Any punctuation mark or spaces which need to appear in the final output must be defined in the constant value.

If the rule above was applied to the sample text, the results would be:

Template: PERSON

@first_name	@family_name	@gender
name: Linus	Pauling	M

Template: PERSON

@first_name	@family_name	@gender
name: Dan	Shechtman	M

The plus sign (+) can also be used to combine different tokens within the same field.
Consider this syntax:

TEMPLATE(templateName)
{
    @field_1,
    @field_2,
    ...
    @field_n
}

DEFINE transformerName = TRANSFORM(ID) IN TEMPLATE(templateName)
{
    constant + FIELD(ID) + FIELD(ID) IN field_1
    FIELD(ID) IN field_2
    ...
    FIELD(ID) IN field_n
}

SCOPE scopeOption
{
    IDENTIFY(templateName)
    {
        @@transformerName[attribute]
    }
}

This use of the plus sign can be adopted for the example rule like this:

TEMPLATE(PERSON)
{
    @full_name,
    @gender
}

DEFINE Person = TRANSFORM (78452) IN TEMPLATE (PERSON)
{
    "full name: " + FIELD(29305) + ", " + FIELD(29307) IN full_name
    FIELD(24254) IN gender
}

SCOPE SENTENCE
{
    IDENTIFY(PERSON)
    {
        @@Person[TYPE(NPH)]
    }
}

In this case, the template has two fields instead of three. The transformer puts the constant full name: before the first token to be extracted, which is the family name (syncon 29305). After the family name, a second constant value will be inserted (a comma) followed by a space. The final token to close the content of the full_name field is the first name (syncon 29307).

If the rule above is applied to the sample text, the final output will be a normalized extraction record containing the full name of the person (ordered by family name) along with information about the gender.

Template: PERSON

@full_name	@gender
full name: Pauling, Linus	M

Template: PERSON

@full_name	@gender
full name: Shechtman, Dan	M

In other cases, it is necessary to deal with the fact that the transformer may not be able to identify all the data stored in a template. In other words, in the event that no token is matched by the transformer, the defined fields can not be processed. In these cases, those fields can be filled with a default string (for example ***) which serves as a placeholder for the blank field.

The syntax is:

TEMPLATE(templateName)
{
    @field_1,
    @field_2,
    ...
    @field_n
}

DEFINE transformerName = TRANSFORM(ID) IN TEMPLATE(templateName)
{
    FIELD(ID:constant) IN field_1
    FIELD(ID) IN field_2
    ...
    FIELD(ID) IN field_n
}

SCOPE scopeOption
{
    IDENTIFY(templateName)
    {
        @@transformerName[attribute]
    }
}

When written between quotation marks, constant becomes the default value when the FIELD(ID) cannot be found.
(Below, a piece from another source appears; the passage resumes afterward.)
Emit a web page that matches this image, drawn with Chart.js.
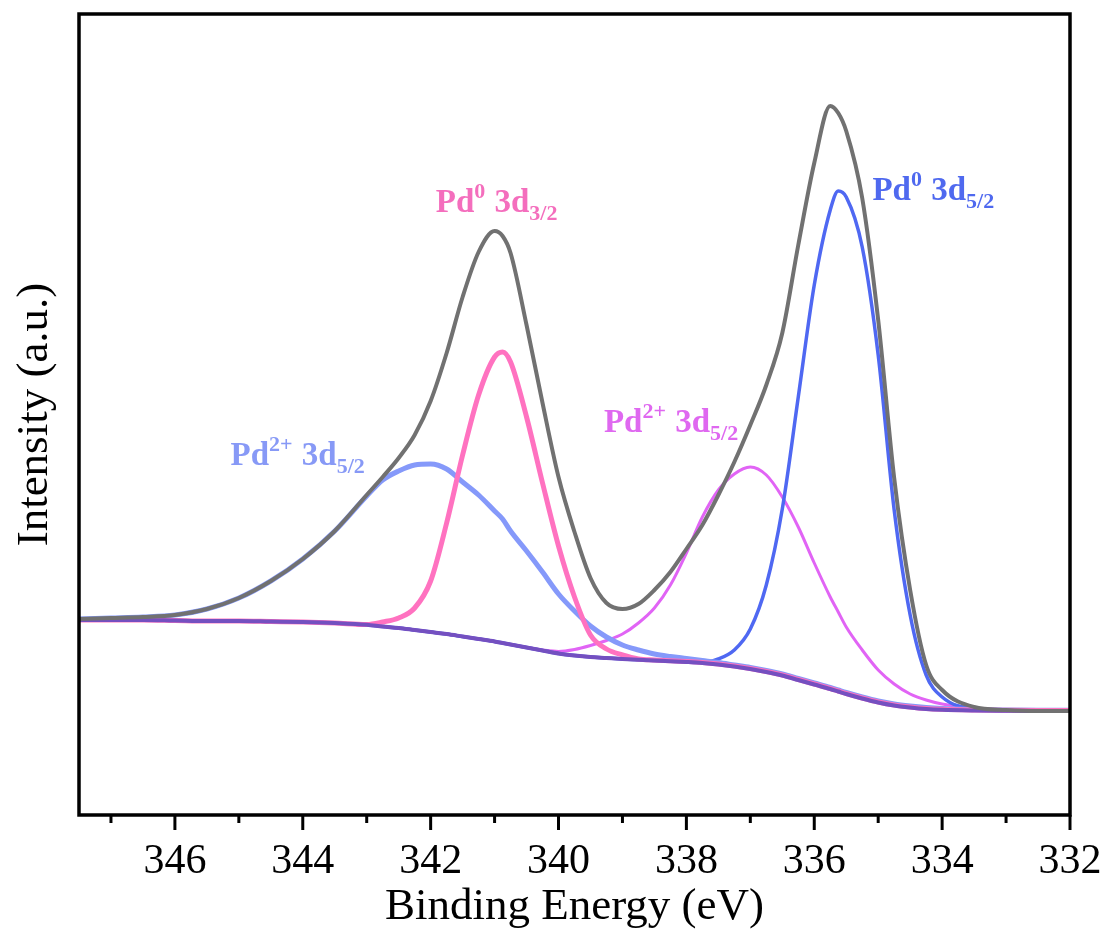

Consider the following example:

DEFINE Person = TRANSFORM (78452) IN TEMPLATE (PERSON)
{
    FIELD(29307:"---") IN first_name
    FIELD(29305:"*-*-") IN family_name
    FIELD(24254) IN gender
}

The first name field will be set to ---, if no first name is found in the text, and field family_name will be set to *-*-, if no value is recognized to be a family name. The output of this configuration will return either an extracted value, when it is present, or the predefined string, if no value is available.

Consider a variation of the previous sample text in which the first name Dan is omitted:

To stand your ground in the face of relentless criticism from a double Nobel prize-winning scientist takes a lot of guts. For engineer and materials scientist Shechtman, however, years of self-belief in the face of the eminent Linus Pauling's criticisms led him to the ultimate accolade: his own Nobel prize.
Shechtman was the sole winner of the Nobel prize for chemistry in 2011, for his discovery of seemingly impossible crystal structures in metal alloys.

With the new transformer, the extraction becomes:

Template: PERSON

@first_name	@family_name	@gender
Linus	Pauling	M

Template: PERSON

@first_name	@family_name	@gender
---	Shechtman	M

Shechtman has been recognized as person's name even though the first name is missing, the entity has been extracted and processed by the transformer to fill in the fields of the PERSON template, and the field @first_name has been set with the default string.